For more on yield, you can read our Ethena guide that discusses the possibility of stable yields through a synthetic dollar. Alternatively, you can also read up more about liquid staking and how it's shaking up the DeFi scene.
FAQs about DeFi yield aggregators
What are yield aggregators and how do they work?
Yield aggregators are platforms that automatically search for the best opportunities to earn yield on your crypto holdings. They pool user funds together and deploy them across various DeFi protocols, optimizing returns through strategies like staking and liquidity provision.
Is it safe to use yield aggregators?
The safety of using yield aggregators depends largely on the platform itself. Choose a reputable platform with a strong track record of security and a focus on responsible practices. Smart contract audits and robust security measures are essential considerations. It's also crucial to understand the inherent risks of DeFi, such as smart contract vulnerabilities and impermanent loss.
How much can I realistically earn with a yield aggregator?
Potential gains with yield aggregators vary significantly depending on the chosen automated strategy and the overall market conditions.
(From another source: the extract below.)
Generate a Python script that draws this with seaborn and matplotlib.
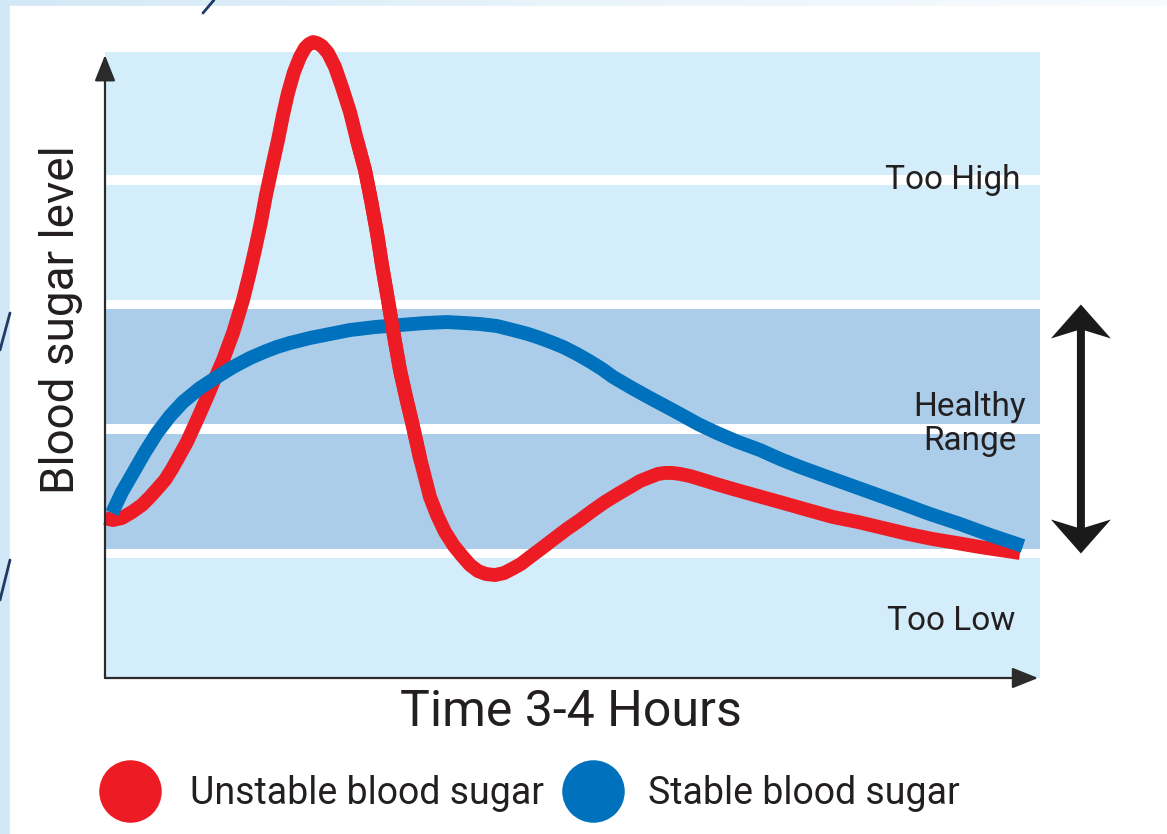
import numpy as np
import pandas as pd
import matplotlib
matplotlib.use("Agg")
import matplotlib.pyplot as plt
from matplotlib.patches import Rectangle, Polygon
from matplotlib.lines import Line2D
import seaborn as sns

# ---- data -------------------------------------------------------------
# time in minutes, blood sugar on a relative scale (healthy range 1..3)
unstable_time = [0.00, 2.05, 4.36, 6.93, 9.50, 11.55, 13.60, 15.40, 17.20, 18.48,
                 21.05, 23.61, 25.67, 27.72, 30.29, 32.86, 35.42, 36.96, 38.50, 40.04,
                 41.33, 42.87, 44.41, 45.69, 46.97, 48.51, 50.05, 51.34, 52.36, 53.39,
                 54.42, 55.70, 57.24, 59.04, 60.83, 62.89, 64.68, 66.74, 68.28, 69.82,
                 71.10, 72.64, 74.18, 75.72, 77.26, 78.80, 80.86, 83.42, 85.22, 87.27,
                 89.58, 91.89, 93.69, 95.74, 97.80, 100.11, 102.42, 104.47, 106.78, 109.09,
                 112.17, 115.51, 118.59, 121.93, 125.01, 128.34, 131.68, 134.76, 137.33,
                 139.89, 141.95, 143.74, 145.54, 147.59, 150.16, 152.73, 156.83, 161.20,
                 167.61, 174.03, 180.45, 186.87, 193.28, 199.70, 206.12, 212.53, 218.69,
                 224.60, 229.73, 234.87]
unstable_level = [1.285, 1.269, 1.285, 1.333, 1.390, 1.454, 1.526, 1.590, 1.679, 1.751,
                  1.896, 2.072, 2.217, 2.369, 2.554, 2.771, 3.036, 3.229, 3.438, 3.663,
                  3.880, 4.104, 4.321, 4.522, 4.699, 4.867, 4.988, 5.060, 5.092, 5.108,
                  5.100, 5.076, 5.020, 4.908, 4.747, 4.546, 4.321, 4.080, 3.839, 3.574,
                  3.317, 3.036, 2.747, 2.474, 2.257, 2.056, 1.767, 1.454, 1.309, 1.173,
                  1.060, 0.972, 0.908, 0.859, 0.835, 0.827, 0.843, 0.876, 0.916, 0.972,
                  1.044, 1.124, 1.197, 1.269, 1.341, 1.414, 1.478, 1.534, 1.582,
                  1.614, 1.639, 1.647, 1.647, 1.639, 1.622, 1.598, 1.558, 1.518,
                  1.462, 1.406, 1.349, 1.293, 1.253, 1.205, 1.157, 1.116, 1.084,
                  1.052, 1.028, 1.004]

stable_time = [1.80, 4.36, 7.19, 10.27, 13.35, 16.68, 20.02, 24.38, 28.75, 32.86,
               37.22, 41.07, 44.15, 47.49, 52.62, 57.75, 62.89, 69.30, 75.72, 82.14,
               87.79, 92.41, 96.26, 100.62, 104.73, 108.58, 111.66, 114.73, 117.56,
               121.15, 124.49, 127.57, 130.40, 135.27, 139.89, 143.74, 147.59, 152.21,
               157.09, 162.48, 168.13, 173.26, 178.40, 184.81, 191.23, 197.65, 204.06,
               211.76, 219.47, 227.17, 235.64]
stable_level = [1.325, 1.494, 1.647, 1.815, 1.968, 2.104, 2.217, 2.329, 2.418, 2.498,
                2.570, 2.622, 2.659, 2.691, 2.731, 2.763, 2.795, 2.819, 2.835, 2.851,
                2.859, 2.851, 2.843, 2.827, 2.795, 2.763, 2.731, 2.695, 2.659,
                2.602, 2.542, 2.482, 2.418, 2.329, 2.249, 2.185, 2.120, 2.040,
                1.968, 1.896, 1.831, 1.759, 1.695, 1.622, 1.550, 1.478, 1.406,
                1.317, 1.237, 1.149, 1.060]

zone_edges = [0.0, 1.0, 2.0, 3.0, 4.0, 5.028]
zone_kind = ["low", "healthy", "healthy", "high", "high"]
healthy_range = (1.0, 3.0)
zone_labels = {"Too High": 4.0, "Healthy\nRange": 2.04, "Too Low": 0.46}

series_names = ["Unstable blood sugar", "Stable blood sugar"]
series_colors = ["#ED1C24", "#0071BC"]

x_label = "Time 3-4 Hours"
y_label = "Blood sugar level"
time_span = (0, 240)

# ---- styling ------------------------------------------------------------
sns.set_theme(style="white")
plt.rcParams["font.family"] = ["Roboto", "DejaVu Sans"]
ink = "#231F20"
light_band = "#D4EDFA"
dark_band = "#ABCDEA"

W, H = 1167, 834
fig = plt.figure(figsize=(W / 100, H / 100), dpi=100)

# slide backdrop: pale blue frame with a white panel
bg = fig.add_axes([0, 0, 1, 1], zorder=-10)
grad = np.linspace(0, 1, 256)[None, :]
bg.imshow(grad, aspect="auto", extent=[0, 1, 0, 1],
          cmap=matplotlib.colors.LinearSegmentedColormap.from_list(
              "frame", ["#D2E8F6", "#EAF4FB", "#F7FBFE"]))
bg.add_patch(Rectangle((10 / W, 0), 1, 1 - 6 / H, color="white", zorder=2))
for (x0, y0), (x1, y1) in [((0, 350), (10, 313)), ((0, 600), (10, 560)), ((203, 13), (214, 0))]:
    bg.add_line(Line2D([x0 / W, x1 / W], [1 - y0 / H, 1 - y1 / H], color="#1F3A66",
                       lw=2, zorder=3))
bg.set_xlim(0, 1)
bg.set_ylim(0, 1)
bg.axis("off")

ax = fig.add_axes([105 / W, 1 - 678 / H, 935 / W, 626 / H])
ax.set_xlim(*time_span)
ax.set_ylim(zone_edges[0], zone_edges[-1])
ax.set_facecolor("none")
for s in ax.spines.values():
    s.set_visible(False)

# zone bands separated by thin white gaps
gap = 0.04
for i, kind in enumerate(zone_kind):
    lo = zone_edges[i] + (gap if i > 0 else 0)
    hi = zone_edges[i + 1] - (gap if i < len(zone_kind) - 1 else 0)
    ax.axhspan(lo, hi, color=dark_band if kind == "healthy" else light_band,
               lw=0, zorder=0)

# zone captions
ax.text(234.9, zone_labels["Too High"], "Too High", ha="right", va="center",
        fontsize=24, color=ink, zorder=1)
ax.text(222.0, zone_labels["Healthy\nRange"], "Healthy\nRange", ha="center", va="center",
        fontsize=24, color=ink, linespacing=1.1, zorder=1)
ax.text(233.6, zone_labels["Too Low"], "Too Low", ha="right", va="center",
        fontsize=24, color=ink, zorder=1)

# curves
df_u = pd.DataFrame({"time": unstable_time, "level": unstable_level})
df_s = pd.DataFrame({"time": stable_time, "level": stable_level})
line_kw = dict(lw=10, sort=False, solid_joinstyle="round", clip_on=False)
sns.lineplot(data=df_u, x="time", y="level", ax=ax, color=series_colors[0],
             solid_capstyle="butt", zorder=3, **line_kw)
sns.lineplot(data=df_s, x="time", y="level", ax=ax, color=series_colors[1],
             solid_capstyle="butt", zorder=4, **line_kw)
# the falling branch of the spike passes over the stable curve
fall = df_u[(df_u.time > 64) & (df_u.time < 82)]
sns.lineplot(data=fall, x="time", y="level", ax=ax, color=series_colors[0],
             solid_capstyle="round", zorder=5, **line_kw)
ax.set_xlabel("")
ax.set_ylabel("")
ax.set_xticks([])
ax.set_yticks([])

# axes with arrow heads
arrow_kw = dict(arrowstyle="-|>,head_length=0.8,head_width=0.32", color="#2B2B2B",
                lw=1.6, mutation_scale=20, shrinkA=0, shrinkB=0)
ax.annotate("", xy=(0, 0.995), xycoords="axes fraction", xytext=(0, 0),
            arrowprops=arrow_kw, annotation_clip=False)
ax.annotate("", xy=(0.998, 0), xycoords="axes fraction", xytext=(0, 0),
            arrowprops=arrow_kw, annotation_clip=False)

# double arrow marking the healthy range
px_x = (time_span[1] - time_span[0]) / 935.0
px_y = (zone_edges[-1] - zone_edges[0]) / 626.0
ax_x = 250.5
lo, hi = healthy_range
hw, hl, bl, sw = 30 * px_x, 34 * px_y, 26 * px_y, 4.0 * px_x
verts = [(ax_x, hi), (ax_x + hw, hi - hl), (ax_x + sw, hi - bl), (ax_x + sw, lo + bl),
         (ax_x + hw, lo + hl), (ax_x, lo), (ax_x - hw, lo + hl), (ax_x - sw, lo + bl),
         (ax_x - sw, hi - bl), (ax_x - hw, hi - hl)]
ax.add_patch(Polygon(verts, closed=True, color="#1A1A1A", lw=0, clip_on=False, zorder=6))

# axis titles
ax.text((571 - 105) / 935, (678 - 712) / 626, x_label, transform=ax.transAxes,
        ha="center", va="center", fontsize=36, color=ink)
ax.text((61 - 105) / 935, (678 - 320) / 626, y_label, transform=ax.transAxes,
        ha="center", va="center", rotation=90, fontsize=33, color=ink)

# legend row
for (cx, tx), name, col in zip([(130, 190), (593, 648)], series_names, series_colors):
    fig.add_artist(Line2D([cx / W], [1 - 791 / H], marker="o", markersize=44,
                          color=col, lw=0, transform=fig.transFigure))
    fig.text(tx / W, 1 - 793 / H, name, ha="left", va="center", fontsize=27, color=ink)

fig.savefig("out.png", dpi=100)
Some strategies might offer high yield, but they also carry a greater degree of risk. It's essential to conduct due diligence and choose a strategy that aligns with your risk tolerance and long-term goals.
What are the tax implications of using yield aggregators?
Cryptocurrency transactions, including those generated through yield aggregators, may be subject to capital gains taxes depending on your jurisdiction. Consult a qualified tax professional for guidance on reporting your DeFi earnings.
Are there any alternatives to yield aggregators?
Yes, you can participate in DeFi protocols directly, but this requires a deeper understanding of the underlying mechanics and involves manual management of your funds. Centralized exchanges might also offer staking opportunities, but these typically have lower yields compared to DeFi options.